Он был необыкновенно внимателен к тому, как на его курсе работали педагоги по речи. Он требовал от них, чтобы это было и живое слово, и технически отточенное.

Во все свои спектакли в МХТ он приглашал педагога по речи. Обязательный общий тренинг в связи с особенностями спектакля; обязательная слышимость и разборчивость. Так, например, в спектакле, где была застекленная авансцена, ему требовалась особая летучесть звука, чтобы звук переносился в зал через эти стекла. В другом спектакле ему нужно было подчеркнуто бытовое, подробное и отчетливое звучание слова, чтобы оно не сминалось, было развернутым, открытым, чтобы реплика «подавалась» эксплицитно, не уходила внутрь. В «Матросской тишине» Олег искал и речевой стиль, чтобы сложная мизансцена правильно «обслуживалась речью». Обязательно требовал, чтобы, уходя, актер не «уносил» с собой текст, сам показывал, как бросать последний слог реплики партнеру, остающемуся на сцене. Присылал заниматься молодого актера, поступившего в Табакерку, с комментариями: «неразборчив, свистящие, боится рот открывать, голос глухой, орать не может, «потоком» не владеет!».

Сотрудничество с преподавателем по речи было для него абсолютно естественным и необходимым. Табаков всегда шутил: «Имей в виду, главное – работать весело!»

Для Табакова очень важна была работа над голосом. Он требовал хороших, сильных и правильно поставленных, но живых разговорных голосов, причем даже самые трудные случаи считал возможными для обработки. Все его студенты проходили обязательно работу над голосом, над дикцией, над художественным чтением. Без этого для него не было обученного актера. Это особенно видно на примере того курса, где учились Владимир Машков и Евгений Миронов, потому что как раз эти два актера имели проблемы с речью.

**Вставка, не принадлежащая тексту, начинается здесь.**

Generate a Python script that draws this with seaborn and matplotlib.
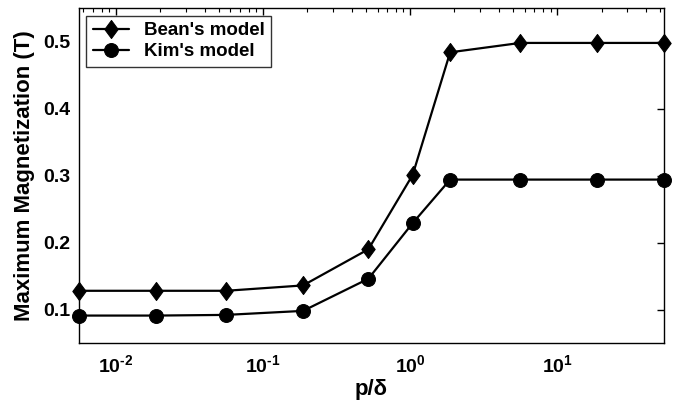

У Миронова голос был слабым и (по отношению к его дарованию) маленьким, в нем отсутствовал объем, а роли, которые он играл в Школе-студии, были невероятны по силе. В «Билокси-Блюз» требовался такой объем звучания и голосовой энергии, которые трудны и для опытного артиста. Миронов все годы, что я его знаю, бесконечно много занимался голосом с разными педагогами. Занимался упорно, добивался полной звуковой свободы.

Эта свобода очень видна в его Фоме Опискине – с его чуть специфичной, плоть от плоти характера и поведения речью, с немножко придавленным звуком.